L'éditorial appelait à «davantage d'armes offensives pour frapper des cibles derrière la ligne de front» et critiquait le précédent gouvernement Biden pour sa timidité, «craignant toujours que des attaques ukrainiennes plus directes contre la Russie ne déclenchent un conflit régional plus large contre une puissance nucléaire. (Elles ne l'ont pas fait)». Après avoir écarté avec désinvolture le danger d'un holocauste nucléaire, le Washington Post a exhorté Trump à poursuivre la politique adoptée à la fin par Biden, celle de fournir des missiles balistiques ATACMS à longue portée capables de frapper les principales villes russes, dont Moscou et Saint-Pétersbourg.

L'adhésion totale du Parti démocrate à l'escalade militaire de Trump en Ukraine révèle une réalité politique fondamentale : il n'est pas un parti d'opposition. Il partage avec Trump les objectifs fondamentaux de l'impérialisme américain, le soutien à Wall Street et la défense du système capitaliste.

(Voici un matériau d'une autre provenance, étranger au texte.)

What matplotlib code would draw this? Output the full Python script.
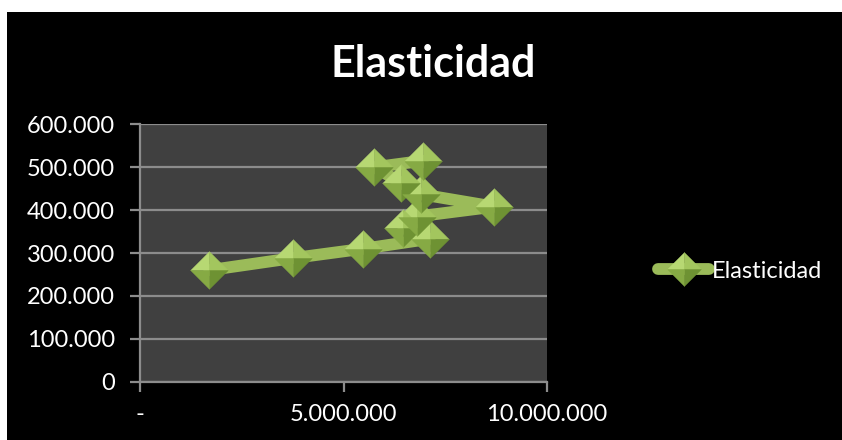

L'opposition à la marche de Trump vers la dictature, à l’offensive militarisée contre les immigrants et à l'escalade des attaques contre les services sociaux est massive et elle grandit. Mais cette opposition ne peut pas s’effectuer à travers le Parti démocrate, qui fonctionne comme un instrument de la même classe dirigeante. Ce qui est nécessaire, c'est le développement d'un mouvement politique indépendant de la classe ouvrière, luttant pour l'abolition du capitalisme et la réorganisation de la société sur des bases socialistes. Tel est le programme du Parti de l'égalité socialiste.